Somewhere Between: The Pitfalls of Chinese Adoption

As the documentary equivalent of a group character study, Somewhere Between isn’t as sharply focused as you might hope. Director Linda Goldstein Knowlton never delves far enough into her subjects’ stories for her film to feel more nuanced than, say, a good commercial for international child-adoption services. Its depiction of the adoption of four Chinese girls by surrogate American families is largely reliant on pat, unenlightening interviews, and much of Knowlton’s footage is arranged in such a way that her subjects raise questions but never fully consider them, especially on the vital topic of the alienation that these four orphans—who have had no contact with their birth parents—can’t help but feel among their white families and friends.

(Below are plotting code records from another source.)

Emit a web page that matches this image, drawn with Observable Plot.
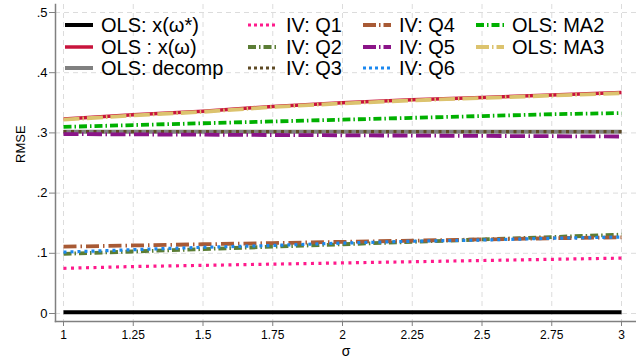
<!DOCTYPE html>
<html>
<head>
<meta charset="utf-8">
<script src="https://cdn.jsdelivr.net/npm/d3@7"></script>
<script src="https://cdn.jsdelivr.net/npm/@observablehq/plot@0.6"></script>
<style>
  html, body { margin: 0; padding: 0; background: #fff; }
  #wrap { position: relative; width: 636px; height: 364px; font-family: "Liberation Sans", Arial, sans-serif; }
  #wrap svg { display: block; }
  .leg { position: absolute; height: 22px; line-height: 22px; font-size: 20px; color: #000; white-space: nowrap; }
  .sw { position: absolute; }
</style>
</head>
<body>
<div id="wrap"></div>
<script>
// ---- data ----
const sigma = [1, 1.25, 1.5, 1.75, 2, 2.25, 2.5, 2.75, 3];
const olsOmegaStar = [0.002, 0.002, 0.002, 0.002, 0.002, 0.002, 0.002, 0.002, 0.002];
const olsOmega     = [0.323, 0.330, 0.336, 0.344, 0.350, 0.355, 0.359, 0.363, 0.367];
const olsDecomp    = [0.302, 0.302, 0.302, 0.302, 0.302, 0.302, 0.302, 0.302, 0.302];
const ivQ1 = [0.075, 0.078, 0.080, 0.082, 0.084, 0.086, 0.088, 0.090, 0.092];
const ivQ2 = [0.099, 0.103, 0.107, 0.111, 0.115, 0.119, 0.123, 0.127, 0.131];
const ivQ3 = [0.302, 0.302, 0.302, 0.302, 0.302, 0.302, 0.302, 0.302, 0.302];
const ivQ4 = [0.111, 0.113, 0.115, 0.117, 0.119, 0.121, 0.123, 0.125, 0.1265];
const ivQ5 = [0.298, 0.2975, 0.297, 0.2965, 0.296, 0.2955, 0.295, 0.2945, 0.294];
const ivQ6 = [0.102, 0.106, 0.110, 0.113, 0.117, 0.120, 0.122, 0.125, 0.127];
const olsMA2 = [0.310, 0.313, 0.316, 0.319, 0.322, 0.325, 0.328, 0.331, 0.333];
const olsMA3 = [0.322, 0.329, 0.335, 0.343, 0.349, 0.354, 0.358, 0.362, 0.366];
const xTicks = [1, 1.25, 1.5, 1.75, 2, 2.25, 2.5, 2.75, 3];
const xTickLabels = ["1", "1.25", "1.5", "1.75", "2", "2.25", "2.5", "2.75", "3"];
const yTicks = [0, 0.1, 0.2, 0.3, 0.4, 0.5];
const yTickLabels = ["0", ".1", ".2", ".3", ".4", ".5"];
const xTitle = "\u03c3";
const yTitle = "RMSE";

// ---- series styles ----
const series = [
  {name: "OLS: x(\u03c9*)", values: olsOmegaStar, color: "#000000", width: 4,   dash: null,            legDash: null,         col: 0, row: 0},
  {name: "OLS : x(\u03c9)",  values: olsOmega,     color: "#c8143c", width: 3.5, dash: null,            legDash: null,         col: 0, row: 1},
  {name: "OLS: decomp",       values: olsDecomp,    color: "#808080", width: 4,   dash: null,            legDash: null,         col: 0, row: 2},
  {name: "IV: Q1", values: ivQ1, color: "#ff1a8c", width: 3.2, dash: "3,4.5",       legDash: "3,3",        col: 1, row: 0},
  {name: "IV: Q2", values: ivQ2, color: "#5b7d35", width: 3.8, dash: "8,3,1.5,3",   legDash: "8,3,1.5,3",  col: 1, row: 1},
  {name: "IV: Q3", values: ivQ3, color: "#5e4a25", width: 3.2, dash: "3,4.5",       legDash: "3,3",        col: 1, row: 2},
  {name: "IV: Q4", values: ivQ4, color: "#a85a35", width: 3.8, dash: "13,4,1.5,4",  legDash: "13,3,1.5,3", col: 2, row: 0},
  {name: "IV: Q5", values: ivQ5, color: "#8b1488", width: 3.8, dash: "15,3.5,1.5,3.5", legDash: "13,3,1.5,3", col: 2, row: 1},
  {name: "IV: Q6", values: ivQ6, color: "#1a88f0", width: 3.2, dash: "3,4",         legDash: "3,3",        col: 2, row: 2},
  {name: "OLS: MA2", values: olsMA2, color: "#00b000", width: 3.8, dash: "8,3,1.5,3",   legDash: "8,3,1.5,3",  col: 3, row: 0},
  {name: "OLS: MA3", values: olsMA3, color: "#dcc36e", width: 3.8, dash: "16,3,1.5,3",  legDash: "13,3,1.5,3", col: 3, row: 1}
];

const marks = [
  Plot.gridX(xTicks, {stroke: "#dcdcdc", strokeOpacity: 1, strokeDasharray: "5,4"}),
  Plot.gridY(yTicks, {stroke: "#dcdcdc", strokeOpacity: 1, strokeDasharray: "5,4"}),
  Plot.frame({anchor: "left", stroke: "#808080", strokeWidth: 1.5}),
  Plot.frame({anchor: "bottom", stroke: "#808080", strokeWidth: 1.5}),
  Plot.axisX(xTicks, {anchor: "bottom", tickSize: 5, tickPadding: 4, fontSize: 12, stroke: "#808080",
    tickFormat: d => xTickLabels[xTicks.indexOf(d)], label: null}),
  Plot.axisY(yTicks, {anchor: "left", tickSize: 6, tickPadding: 2, fontSize: 13, stroke: "#808080",
    tickFormat: d => yTickLabels[yTicks.indexOf(d)], label: null}),
  Plot.text([xTitle], {frameAnchor: "bottom", dy: 34, fontSize: 14, fill: "#000"}),
  Plot.text([yTitle], {frameAnchor: "left", dx: -35, rotate: -90, fontSize: 13, fill: "#000"})
];
for (const s of series) {
  const data = sigma.map((x, i) => ({x, y: s.values[i]}));
  marks.push(Plot.line(data, {x: "x", y: "y", stroke: s.color, strokeWidth: s.width,
    strokeDasharray: s.dash || undefined, strokeLinecap: "butt", strokeLinejoin: "round"}));
}

const chart = Plot.plot({
  width: 636, height: 364,
  marginLeft: 55, marginRight: 0, marginTop: 4, marginBottom: 43,
  style: {fontFamily: "Liberation Sans, Arial, sans-serif", fontSize: "12px", color: "#000", background: "#fff"},
  x: {domain: [1, 3], insetLeft: 8, insetRight: 15},
  y: {domain: [0, 0.5], insetTop: 8, insetBottom: 8},
  marks
});
const wrap = document.getElementById("wrap");
wrap.appendChild(chart);

// ---- legend overlay ----
const swX = [65, 248, 363, 476];
const txX = [101, 286, 399, 512];
const rowY = [25, 46.5, 68];
for (const s of series) {
  const sw = document.createElementNS("http://www.w3.org/2000/svg", "svg");
  sw.setAttribute("width", 28); sw.setAttribute("height", 8);
  sw.setAttribute("class", "sw");
  sw.style.left = swX[s.col] + "px";
  sw.style.top = (rowY[s.row] - 4) + "px";
  const ln = document.createElementNS("http://www.w3.org/2000/svg", "line");
  ln.setAttribute("x1", 0); ln.setAttribute("x2", 28); ln.setAttribute("y1", 4); ln.setAttribute("y2", 4);
  ln.setAttribute("stroke", s.color); ln.setAttribute("stroke-width", s.width);
  if (s.legDash) ln.setAttribute("stroke-dasharray", s.legDash);
  sw.appendChild(ln);
  wrap.appendChild(sw);
  const t = document.createElement("div");
  t.className = "leg";
  t.textContent = s.name;
  t.style.left = txX[s.col] + "px";
  t.style.top = (rowY[s.row] - 11) + "px";
  wrap.appendChild(t);
}
</script>
</body>
</html>
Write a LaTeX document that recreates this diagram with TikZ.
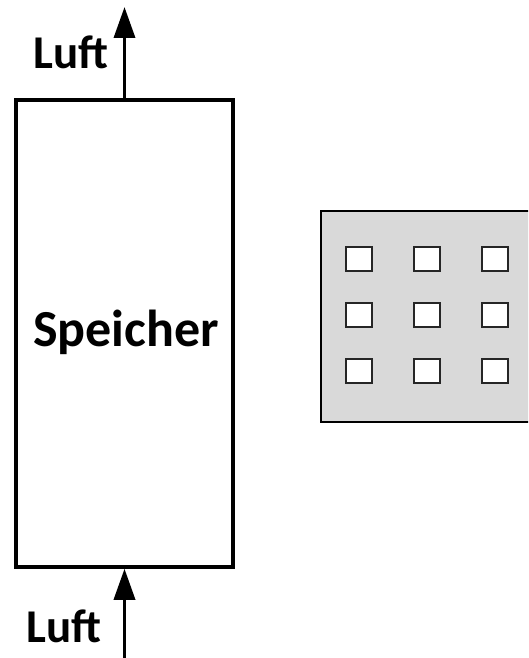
\documentclass[tikz,border=0pt]{standalone}
\usepackage{fontspec}
\setmainfont{Carlito}
\usetikzlibrary{arrows.meta}
\begin{document}
\begin{tikzpicture}[x=1pt,y=-1pt,
  thick line/.style={line width=3.5pt},
  flow/.style={thick line,-{Triangle[length=31pt,width=21pt]}},
  big text/.style={font=\fontsize{52}{56}\selectfont\bfseries,inner sep=0pt},
  label text/.style={font=\fontsize{47}{52}\selectfont\bfseries,inner sep=0pt},
  hole/.style={draw=black!85,line width=1.3pt,fill=white}]
\useasboundingbox (0,0) rectangle (528,658);
\clip (0,0) rectangle (528,658);
% storage column
\node[draw,thick line,minimum width=217pt,minimum height=467pt,inner sep=0pt]
  (speicher) at (124.5,333.5) {};
\node[big text,anchor=base] (speichertext) at (126,346) {Speicher};
% air flow in and out
\coordinate (outlet) at (124.5,7);
\coordinate (inlet) at (124.5,660);
\draw[flow] (speicher.north) -- (outlet);
\draw[flow] (inlet) -- (speicher.south);
\node[label text,anchor=base] (luftoben) at (71,69) {Luft};
\node[label text,anchor=base] (luftunten) at (64,642) {Luft};
% perforated plate
\draw[fill=black!15,line width=1.3pt] (321,211) rectangle (545,422);
\foreach \cx in {346,414,482}
  \foreach \cy in {247,303,359}
    \draw[hole] (\cx,\cy) rectangle ++(26,24);
\end{tikzpicture}
\end{document}
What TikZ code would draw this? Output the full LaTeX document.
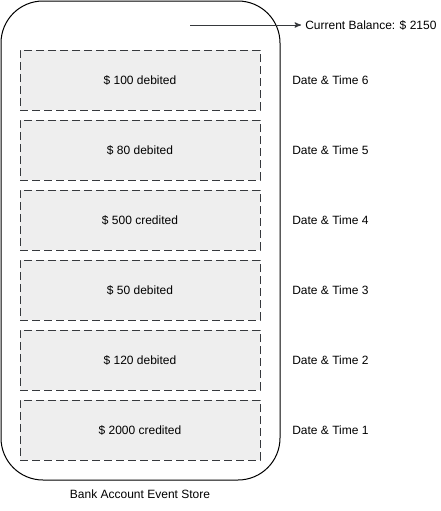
\documentclass[tikz,border=0pt]{standalone}
\usepackage{fontspec}
\setmainfont{Liberation Sans}
\usetikzlibrary{arrows}
\definecolor{eventfill}{HTML}{EEEEEE}
\definecolor{eventline}{HTML}{36393D}

\begin{document}
\begin{tikzpicture}[x=0.75pt,y=-0.75pt,>=stealth',font=\fontsize{9}{11}\selectfont,
        event/.style={draw=eventline,fill=eventfill,dash pattern=on 6pt off 3pt,
          minimum width=180pt,minimum height=45pt,inner sep=0pt},
        stamp/.style={anchor=west,inner sep=0pt}]

        \useasboundingbox (0,0) rectangle (441,511);

        \draw[rounded corners=31.5pt,line width=0.75pt] (1,1) rectangle (280,480);

        \node[event] at (140,80)  (ev6) {\$ 100 debited};
        \node[event] at (140,150) (ev5) {\$ 80 debited};
        \node[event] at (140,220) (ev4) {\$ 500 credited};
        \node[event] at (140,290) (ev3) {\$ 50 debited};
        \node[event] at (140,360) (ev2) {\$ 120 debited};
        \node[event] at (140,430) (ev1) {\$ 2000 credited};

        \node[stamp] at (292,80)  (t6) {Date \& Time 6};
        \node[stamp] at (292,150) (t5) {Date \& Time 5};
        \node[stamp] at (292,220) (t4) {Date \& Time 4};
        \node[stamp] at (292,290) (t3) {Date \& Time 3};
        \node[stamp] at (292,360) (t2) {Date \& Time 2};
        \node[stamp] at (292,430) (t1) {Date \& Time 1};

        \node[anchor=west,inner sep=0pt] at (305,25) (balance) {Current Balance: \$ 2150};
        \coordinate (head) at (190,25);
        \draw[->,line width=0.75pt,color=eventline] (head) -- ([xshift=-3pt]balance.west);

        \node at (140,494) (store) {Bank Account Event Store};

      \end{tikzpicture}
\end{document}
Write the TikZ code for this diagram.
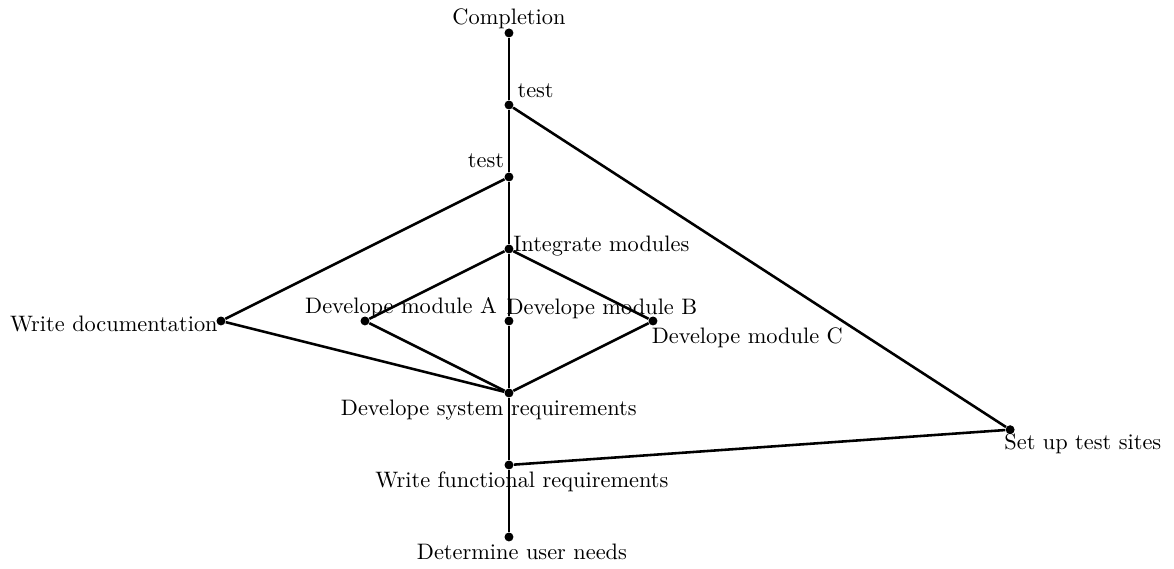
\documentclass[tikz,border=0pt]{standalone}
\usepackage{tikz}
\usetikzlibrary{positioning}

\tikzset{
  task/.style={circle, fill=black, inner sep=0pt, minimum size=4pt},
  tasklabel/.style={inner sep=0pt},
  link/.style={line width=1.15pt}
}

\begin{document}
\begin{tikzpicture}[x=1.1317cm, y=1.1317cm]
                    \useasboundingbox (-7.069,-0.444) rectangle (9.236,7.458);
                    % Task points
                    \node[task] (needs) at (0,0) {};
                    \node[task] (func) at (0,1) {};
                    \node[task] (sysreq) at (0,2) {};
                    \node[task] (modA) at (-2,3) {};
                    \node[task] (modB) at (0,3) {};
                    \node[task] (modC) at (2,3) {};
                    \node[task] (doc) at (-4,3) {};
                    \node[task] (sites) at (6.96,1.49) {};
                    \node[task] (integ) at (0,4) {};
                    \node[task] (testlo) at (0,5) {};
                    \node[task] (testhi) at (0,6) {};
                    \node[task] (done) at (0,7) {};

                    % Links
                    \draw[link] (needs) -- (func) -- (sysreq) -- (modB) -- (integ) -- (testlo) -- (testhi) -- (done);
                    \draw[link] (func) -- (sites) -- (testhi);
                    \draw[link] (sysreq) -- (modA) -- (integ) -- (modC) -- (sysreq);
                    \draw[link] (sysreq) -- (doc) -- (testlo);

                    % Labels
                    \node[tasklabel] (ldone) at (0,7.2) {Completion};
                    \node[tasklabel] (ltesthi) at (0.37,6.2) {test};
                    \node[tasklabel] (ltestlo) at (-0.32,5.22) {test};
                    \node[tasklabel, anchor=west] (linteg) at (0.055,4.04) {Integrate modules};
                    \node[tasklabel] (lmodA) at (-1.5,3.19) {Develope module A};
                    \node[tasklabel] (lmodB) at (1.29,3.17) {Develope module B};
                    \node[tasklabel] (lmodC) at (3.31,2.77) {Develope module C};
                    \node[tasklabel, anchor=east] (ldoc) at (-4.04,2.96) {Write documentation};
                    \node[tasklabel] (lsysreq) at (-0.28,1.77) {Develope system requirements};
                    \node[tasklabel] (lsites) at (7.97,1.29) {Set up test sites};
                    \node[tasklabel] (lfunc) at (0.18,0.77) {Write functional requirements};
                    \node[tasklabel] (lneeds) at (0.18,-0.21) {Determine user needs};
                \end{tikzpicture}
\end{document}
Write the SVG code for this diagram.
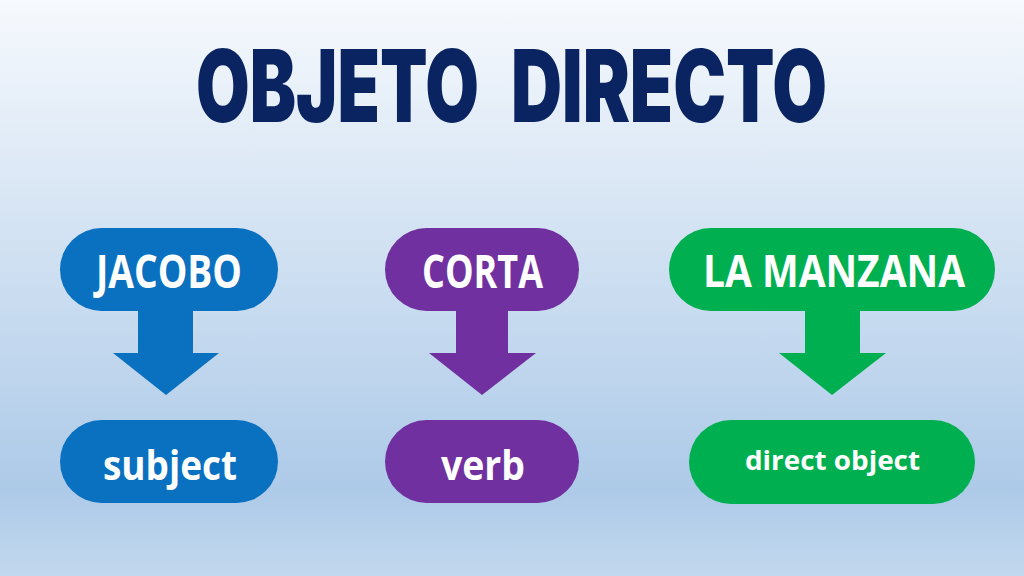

Sometimes it’s unclear what some footage is meant to signify: What are we supposed to think when we see that the surrogate parents of Jenna, one of the film’s four subjects, have a bumper sticker that has the letters “b” and “r” in the word “abortion” crossed out and replaced, respectively, with a “d” and a “p”? Or when Jenna is teased by her friends about her ethnicity, and she nervously jokes with them that she knows that “You’re not sorry!” In too many scenes, interviewees make loaded statements that Knowlton doesn’t do enough to explore. As it is, it’s hard to know what these teens are thinking beyond the fact that they’re frustrated but aren’t able to express their frustration as well as they might like to.